Max Rudin, 53, has every publisher’s dream job. The married father of two oversees the Library of America (LOA) in New York City, where he spends the bulk of his working hours poring over and organizing manuscripts written by some of America’s greatest literary lights dating back to the 18th century. With annual sales of 250,000300,000 books, the strictly nonprofit LOA enjoys a reputation as the best single repository of American literature.
Rudin was in the Czech Republic last week as part of a U.S. Embassysponsored three-city tour of Prague, Olomouc and Brno. Along with promoting LOA, he was hoping to stimulate the founding of a similar publishing venture in the Czech Republic.
When I arrived for our interview, Rudin was impressively leafing through a well-worn copy of famous Czech exile Josef Škvorecký’s The Engineer of Human Souls. I wondered what a typical day is like in the life of a man dedicated to collating and publishing the best prose and poetry ever produced by his fellow countrymen.
“Let me tell you right off the bat, it’s really a labor of love,” Rudin admitted. “We’re first and foremost a cultural institution, so while the lion’s share of our operating revenue comes from book sales, the Library of America is not a Random House. We unfortunately continue to bleed over a million dollars a year in losses, and it’s been a challenge to convince funders to place their money in our nonprofit.”
One of a kind
Started in 1979 with seed capital from the National Endowment for the Humanities and the Ford Foundation, LOA began collecting source material and negotiating and securing copyright licenses, building a catalog that currently boasts over 6 million titles. The LOA roster features almost entirely long-deceased American writers, save for a couple of exceptions like noted Prague enthusiast Philip Roth and the late Saul Bellow, who was still alive at the time the library started amassing his works.
With a canon that rich, what accounts for the reluctance on the part of funders? “It’s been a struggle from the get-go to convince funders to support what we consider to be a very worthwhile project, since they can’t see a positive bottom line for themselves,” Rudin says.
But LOA thrives among readers. Past popular titles have been mainly of a historical nature: selected speeches, letters and writings from famous Civil War generals and U.S. presidents. Walt Whitman’s poetry is a perennial best seller.
Most of the titles sell for less than $40 (900 Kč), a remarkable price for books often pushing 1,000 pages. “To offer a collection this old and this extensive for under $40 a shot, let me tell you, is really unheard of in the U.S. publishing industry,” Rudin says. “You wouldn’t believe how much painstaking work goes into each and every title we offer for sale. For most mainstream publishers, they simply don’t have the inclination nor the resources to mount this kind of campaign.

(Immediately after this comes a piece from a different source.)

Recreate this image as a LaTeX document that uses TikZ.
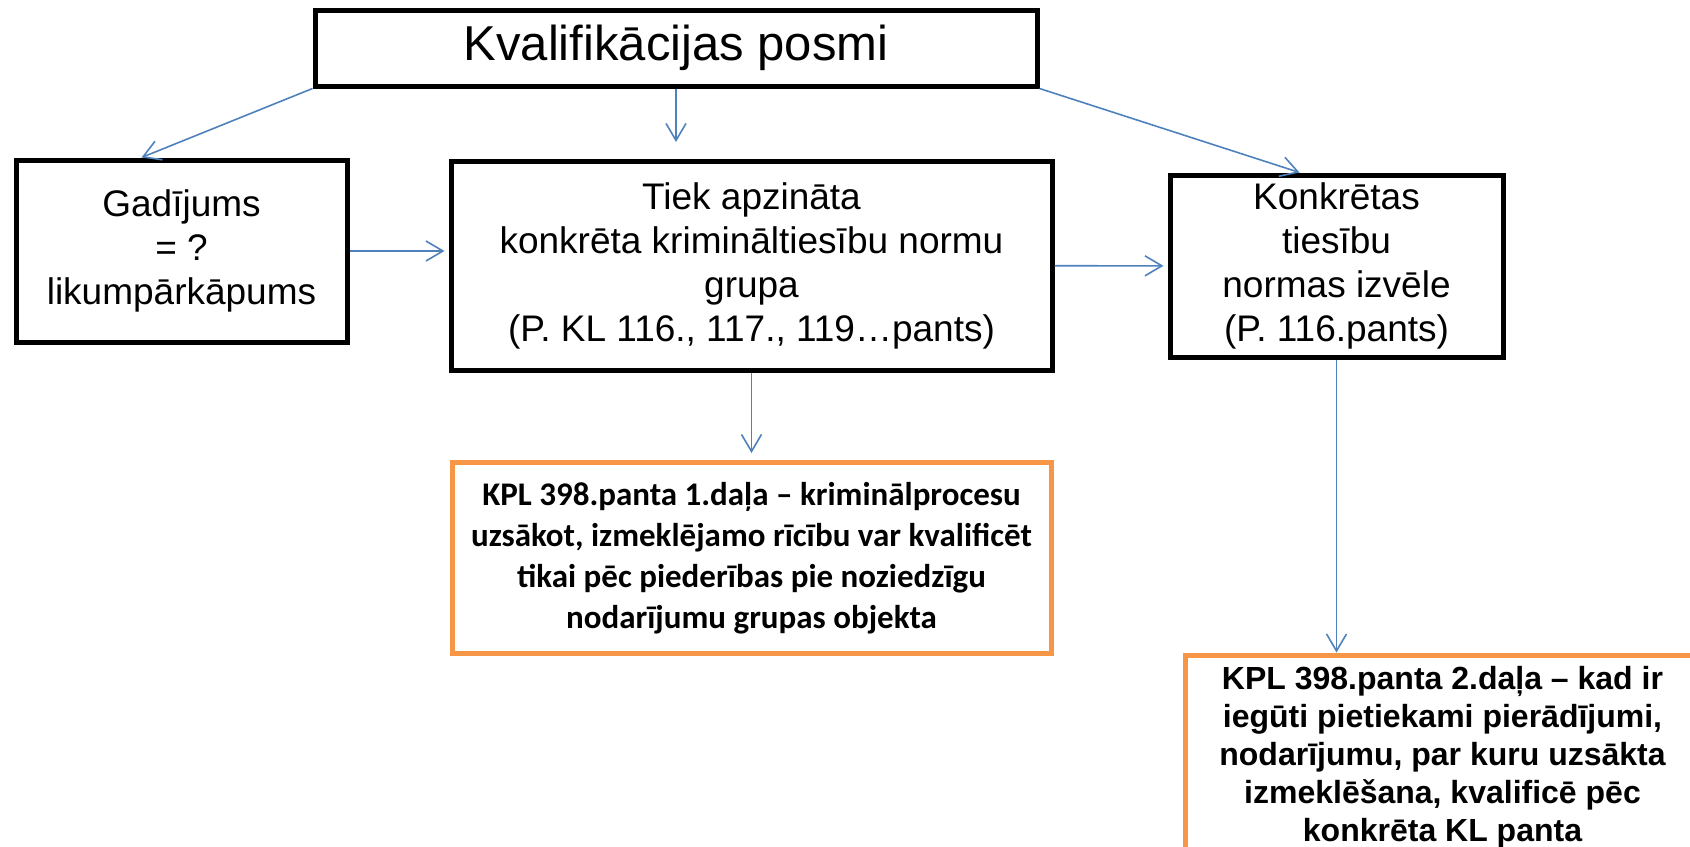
\documentclass[tikz,border=0pt]{standalone}
\usepackage{fontspec}
\setmainfont{Liberation Sans}
\newfontfamily\carlito{Carlito}
\usepackage{tikz}
\usetikzlibrary{arrows.meta,calc}
\definecolor{lineBlue}{HTML}{4F81BD}
\definecolor{boxOrange}{HTML}{F79646}
\tikzstyle{edge}=[draw=lineBlue, line width=0.8pt, -{Straight Barb[length=8.5pt,width=10pt]}]
\tikzstyle{blackBox}=[rectangle, draw=black, line width=2.5pt, inner sep=0pt, align=center, font=\fontsize{18.5}{22}\selectfont]
\tikzstyle{orangeBox}=[rectangle, draw=boxOrange, line width=2.5pt, inner sep=0pt, align=center]

\begin{document}
\begin{tikzpicture}[x=0.5pt, y=-0.5pt]
      \clip (0,0) rectangle (1690,846);
      \node(posmi) [blackBox, minimum width=361pt, minimum height=38pt, font=\fontsize{24.5}{28}\selectfont] at (676, 48){Kvalifikācijas posmi};
      \node(gad) [blackBox, minimum width=165.5pt, minimum height=91pt] at (181.5, 251){Gadījums\\= ?\\likumpārkāpums};
      \node(grupa) [blackBox, minimum width=300.5pt, minimum height=104.5pt] at (751.5, 265.5){Tiek apzināta\\konkrēta krimināltiesību normu\\grupa\\(P. KL 116., 117., 119…pants)};
      \node(norma) [blackBox, minimum width=166.5pt, minimum height=91pt] at (1336.5, 266){Konkrētas\\tiesību\\normas izvēle\\(P. 116.pants)};
      \node(kpl1) [orangeBox, minimum width=299.5pt, minimum height=95.5pt, font=\carlito\bfseries\fontsize{16.5}{20.5}\selectfont] at (751.5, 558){KPL 398.panta 1.daļa – kriminālprocesu\\uzsākot, izmeklējamo rīcību var kvalificēt\\tikai pēc piederības pie noziedzīgu\\nodarījumu grupas objekta};
      \node(kpl2) [orangeBox, minimum width=257.5pt, minimum height=102pt, font=\bfseries\fontsize{16}{19}\selectfont] at (1442.5, 757){KPL 398.panta 2.daļa – kad ir\\iegūti pietiekami pierādījumi,\\nodarījumu, par kuru uzsākta\\izmeklēšana, kvalificē pēc\\konkrēta KL panta};
      \coordinate(gap) at (676, 142);
      \draw[edge] (posmi.south west) to ($(gad.north)+(-40,0)$);
      \draw[edge] (posmi.south) to (gap);
      \draw[edge] (posmi.south east) to ($(norma.north)+(-37,0)$);
      \draw[edge, shorten >=2pt] (gad.east) to (gad.east -| grupa.west);
      \draw[edge, shorten >=2pt] (grupa) to (norma);
      \draw[edge, shorten >=3.5pt] (grupa.south) to (grupa.south |- kpl1.north);
      \draw[edge] (norma.south) to (norma.south |- kpl2.north);
    \end{tikzpicture}
\end{document}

So, in that respect, the library is one of a kind.”
An amazing foundation
The presentation Rudin made in Prague focused on Isaac Bashevis Singer, whose inclusion in the LOA created a small controversy. Considering that much of Singer’s material was written exclusively in Yiddish — not exactly common in the United States — it seemed tenuous even to refer to him as an “American” writer.
“For us, for a work to be classified as truly American, it has to pass the litmus test of whether the author in question made a significant contribution to American literature,” Rudin says. “In Singer’s case, he was the country’s seventh Nobel Prize winner for literature, so that certainly says something about his caliber. Asking whether Singer was really ‘American’ is a nonissue for us.”
While there are no current plans for a Czech version of LOA, Rudin likes the idea of one. “We’re certainly open to the notion of potentially sharing our experiences with the relevant Czech authorities,” he says. “Other than my handing out a few business cards, I can’t speak to anything concrete. Someone should do it, though. Němcová, Palacký, Hrabal, Hašek, Kundera, Havel, Škvorecký, Kafka … that’s an amazing foundation right there.”
Rudin also liked the vibe he picked up here.
“Prague reminds me of the way New York City used to be — people getting together, drinking beer and coffee, having some really deep meaningful chats about important literature and other worldly affairs,” he says. “New Yorkers don’t seem to have time for that anymore. But you guys have a great thing going over here. I’m glad I boned up on as much Czech writing as I could prior to arriving, because I really needed it, especially over in Moravia.”
And he seemed impressed by his brief tour of the country.
“The Czech Republic is certainly much bigger than I thought it was,” he says. “But this is a gorgeous place and people have some very sound ideas here. I’d definitely like to come back.”